Pancreatic cancer surveillance and its ongoing challenges: is it time to refine our eligibility criteria?
Thomas P Potjer
Individuals at high risk for pancreatic cancer (PC) could potentially benefit from regular surveillance, as the first clinical symptoms of PC often appear only at an advanced stage, at which point the prognosis is often dismal. PC surveillance is therefore aimed at the timely detection and surgical resection of still curable lesions in usually asymptomatic patients.

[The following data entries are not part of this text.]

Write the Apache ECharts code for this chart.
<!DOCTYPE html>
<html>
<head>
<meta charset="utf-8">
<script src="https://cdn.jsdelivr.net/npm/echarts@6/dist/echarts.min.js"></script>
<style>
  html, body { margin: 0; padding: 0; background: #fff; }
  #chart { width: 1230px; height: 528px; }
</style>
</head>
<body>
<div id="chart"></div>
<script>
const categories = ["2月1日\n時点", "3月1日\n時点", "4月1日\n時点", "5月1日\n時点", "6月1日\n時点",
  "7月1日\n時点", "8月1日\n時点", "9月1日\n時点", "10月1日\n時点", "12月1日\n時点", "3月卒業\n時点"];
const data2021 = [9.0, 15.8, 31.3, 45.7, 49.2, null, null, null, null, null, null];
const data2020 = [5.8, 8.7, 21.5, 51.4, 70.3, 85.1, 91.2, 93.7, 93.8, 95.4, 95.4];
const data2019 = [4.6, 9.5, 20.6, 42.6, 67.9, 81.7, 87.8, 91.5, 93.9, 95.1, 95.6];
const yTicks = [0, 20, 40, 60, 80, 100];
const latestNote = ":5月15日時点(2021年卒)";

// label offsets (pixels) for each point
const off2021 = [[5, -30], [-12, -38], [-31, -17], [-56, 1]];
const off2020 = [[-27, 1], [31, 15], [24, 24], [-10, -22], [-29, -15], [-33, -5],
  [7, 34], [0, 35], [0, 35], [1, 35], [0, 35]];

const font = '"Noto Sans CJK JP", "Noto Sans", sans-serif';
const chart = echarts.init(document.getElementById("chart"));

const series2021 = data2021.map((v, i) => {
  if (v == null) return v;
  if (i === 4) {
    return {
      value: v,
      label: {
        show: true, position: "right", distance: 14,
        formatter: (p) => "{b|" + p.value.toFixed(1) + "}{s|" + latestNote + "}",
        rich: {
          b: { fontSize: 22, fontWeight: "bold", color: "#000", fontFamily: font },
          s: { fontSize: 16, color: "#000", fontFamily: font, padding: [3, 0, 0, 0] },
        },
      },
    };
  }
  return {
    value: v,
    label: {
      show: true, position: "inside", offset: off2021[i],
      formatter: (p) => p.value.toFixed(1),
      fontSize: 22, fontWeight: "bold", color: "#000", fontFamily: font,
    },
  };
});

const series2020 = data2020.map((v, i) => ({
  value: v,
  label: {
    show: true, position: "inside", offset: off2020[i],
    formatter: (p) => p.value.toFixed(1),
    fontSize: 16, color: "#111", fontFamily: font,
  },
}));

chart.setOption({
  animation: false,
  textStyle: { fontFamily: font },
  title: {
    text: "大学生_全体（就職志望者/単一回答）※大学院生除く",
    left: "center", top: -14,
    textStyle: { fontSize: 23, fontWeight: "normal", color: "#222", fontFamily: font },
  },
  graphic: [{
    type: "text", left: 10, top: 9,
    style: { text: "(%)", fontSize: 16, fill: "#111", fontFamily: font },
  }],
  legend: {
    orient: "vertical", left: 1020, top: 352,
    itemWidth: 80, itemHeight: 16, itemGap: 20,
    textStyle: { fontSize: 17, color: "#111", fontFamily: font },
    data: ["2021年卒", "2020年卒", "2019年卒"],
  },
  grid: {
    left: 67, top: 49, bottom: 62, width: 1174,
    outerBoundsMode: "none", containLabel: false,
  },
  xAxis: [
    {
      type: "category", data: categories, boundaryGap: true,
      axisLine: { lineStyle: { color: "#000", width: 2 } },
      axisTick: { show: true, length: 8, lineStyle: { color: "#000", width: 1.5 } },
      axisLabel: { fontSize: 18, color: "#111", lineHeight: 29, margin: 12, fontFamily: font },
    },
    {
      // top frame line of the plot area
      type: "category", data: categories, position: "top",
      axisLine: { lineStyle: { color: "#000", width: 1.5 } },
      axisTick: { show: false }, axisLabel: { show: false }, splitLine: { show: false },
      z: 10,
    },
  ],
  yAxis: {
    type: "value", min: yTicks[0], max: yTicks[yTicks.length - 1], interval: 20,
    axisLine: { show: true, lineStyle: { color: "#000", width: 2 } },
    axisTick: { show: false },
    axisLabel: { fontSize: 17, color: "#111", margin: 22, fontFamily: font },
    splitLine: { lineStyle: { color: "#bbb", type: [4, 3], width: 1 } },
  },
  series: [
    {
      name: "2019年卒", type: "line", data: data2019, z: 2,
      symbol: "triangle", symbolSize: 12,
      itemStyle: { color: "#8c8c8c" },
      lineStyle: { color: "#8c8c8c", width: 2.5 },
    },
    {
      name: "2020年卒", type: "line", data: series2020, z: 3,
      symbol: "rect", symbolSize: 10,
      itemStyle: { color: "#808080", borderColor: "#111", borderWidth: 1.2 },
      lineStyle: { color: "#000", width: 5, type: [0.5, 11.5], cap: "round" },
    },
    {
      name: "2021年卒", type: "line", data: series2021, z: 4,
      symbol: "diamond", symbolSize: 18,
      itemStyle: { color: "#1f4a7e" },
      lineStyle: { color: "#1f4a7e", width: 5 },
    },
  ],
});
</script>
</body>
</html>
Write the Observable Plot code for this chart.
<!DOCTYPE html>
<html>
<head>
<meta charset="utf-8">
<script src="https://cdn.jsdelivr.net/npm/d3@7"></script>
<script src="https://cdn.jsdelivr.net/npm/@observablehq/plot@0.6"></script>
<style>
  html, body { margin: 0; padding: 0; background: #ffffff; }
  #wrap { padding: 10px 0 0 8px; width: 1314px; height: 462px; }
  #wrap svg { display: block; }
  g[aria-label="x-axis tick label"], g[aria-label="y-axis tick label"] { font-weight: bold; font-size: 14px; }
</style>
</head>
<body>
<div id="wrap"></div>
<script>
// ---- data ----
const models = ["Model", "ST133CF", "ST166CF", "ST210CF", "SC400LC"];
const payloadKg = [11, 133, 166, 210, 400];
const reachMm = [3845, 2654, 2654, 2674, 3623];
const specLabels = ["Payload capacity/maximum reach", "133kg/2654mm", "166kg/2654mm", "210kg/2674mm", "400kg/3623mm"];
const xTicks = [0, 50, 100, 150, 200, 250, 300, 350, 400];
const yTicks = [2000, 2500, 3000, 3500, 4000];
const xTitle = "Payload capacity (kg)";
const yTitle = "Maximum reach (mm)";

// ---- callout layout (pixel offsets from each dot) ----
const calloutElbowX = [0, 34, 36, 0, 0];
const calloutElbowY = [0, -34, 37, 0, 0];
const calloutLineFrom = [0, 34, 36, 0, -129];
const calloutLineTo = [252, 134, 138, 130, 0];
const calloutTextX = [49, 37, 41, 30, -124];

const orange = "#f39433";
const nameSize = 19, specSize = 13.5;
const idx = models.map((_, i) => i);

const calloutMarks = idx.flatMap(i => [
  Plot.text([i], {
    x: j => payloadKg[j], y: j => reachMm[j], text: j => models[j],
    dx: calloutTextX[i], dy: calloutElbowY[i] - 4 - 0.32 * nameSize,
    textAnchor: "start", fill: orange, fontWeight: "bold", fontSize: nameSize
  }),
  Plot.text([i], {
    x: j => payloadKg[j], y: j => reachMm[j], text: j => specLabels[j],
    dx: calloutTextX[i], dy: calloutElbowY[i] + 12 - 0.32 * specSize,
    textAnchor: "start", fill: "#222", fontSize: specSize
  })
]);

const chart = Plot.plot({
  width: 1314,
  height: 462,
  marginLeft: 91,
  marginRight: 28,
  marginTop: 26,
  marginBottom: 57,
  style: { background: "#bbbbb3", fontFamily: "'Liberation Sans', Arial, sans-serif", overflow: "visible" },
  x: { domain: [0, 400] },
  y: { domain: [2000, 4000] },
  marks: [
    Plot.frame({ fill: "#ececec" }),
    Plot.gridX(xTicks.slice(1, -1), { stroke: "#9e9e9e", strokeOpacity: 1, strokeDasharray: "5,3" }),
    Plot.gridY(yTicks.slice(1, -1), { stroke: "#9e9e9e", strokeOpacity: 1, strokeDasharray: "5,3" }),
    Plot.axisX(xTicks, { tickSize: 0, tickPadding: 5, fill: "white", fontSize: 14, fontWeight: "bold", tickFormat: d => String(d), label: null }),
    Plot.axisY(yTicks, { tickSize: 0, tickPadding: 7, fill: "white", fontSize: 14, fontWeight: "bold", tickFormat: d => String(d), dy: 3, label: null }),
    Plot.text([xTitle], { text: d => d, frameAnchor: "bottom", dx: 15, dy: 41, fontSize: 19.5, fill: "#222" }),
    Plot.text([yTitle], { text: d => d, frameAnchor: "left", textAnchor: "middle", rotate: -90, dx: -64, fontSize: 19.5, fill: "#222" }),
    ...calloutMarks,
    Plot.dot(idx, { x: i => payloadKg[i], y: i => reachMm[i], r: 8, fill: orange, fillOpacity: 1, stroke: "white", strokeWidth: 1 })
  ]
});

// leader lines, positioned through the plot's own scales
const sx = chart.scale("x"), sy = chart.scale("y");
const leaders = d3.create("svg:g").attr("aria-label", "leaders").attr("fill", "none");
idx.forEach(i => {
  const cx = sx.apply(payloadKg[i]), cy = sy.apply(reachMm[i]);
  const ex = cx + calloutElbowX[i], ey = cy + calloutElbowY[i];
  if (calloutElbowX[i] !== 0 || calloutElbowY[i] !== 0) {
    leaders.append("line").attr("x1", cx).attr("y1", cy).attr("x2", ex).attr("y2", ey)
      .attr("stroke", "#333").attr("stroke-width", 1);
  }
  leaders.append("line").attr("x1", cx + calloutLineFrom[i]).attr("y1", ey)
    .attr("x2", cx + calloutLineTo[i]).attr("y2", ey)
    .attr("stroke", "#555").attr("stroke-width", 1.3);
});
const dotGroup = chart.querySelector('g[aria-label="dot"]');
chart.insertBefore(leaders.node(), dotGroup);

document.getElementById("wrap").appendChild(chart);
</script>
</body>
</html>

In a guideline developed by the International Cancer of the Pancreas Screening (CAPS) Consortium, high-risk individuals (HRIs) eligible for surveillance are defined as those with either a strong family history of PC (familial pancreatic cancer; FPC) or those with a germline mutation in a high-risk PC susceptibility gene such as CDKN2A, STK11 or BRCA2. The preferred imaging modality is endoscopic ultrasound (EUS) and/or MRI/magnetic resonance cholangiopancreatography (MRCP).1 2 In a series of mostly small and short-term studies published since the early 2000s, the diagnostic yield of PC surveillance varied widely.2 However, more recent, larger studies with long-term follow-up have found evidence of increased survival among CDKN2A mutation carriers3 and HRIs from FPC families,4 thereby supporting continued PC surveillance of HRIs in a research setting.
In Gut, Overbeek et al 5 now report the yield of long-term surveillance in one of the largest cohorts of HRIs to date (n=366). A major strength of the study design was the routine genetic counselling and testing of individuals prior to enrollment, which allowed the authors to compare the yield of surveillance between HRIs.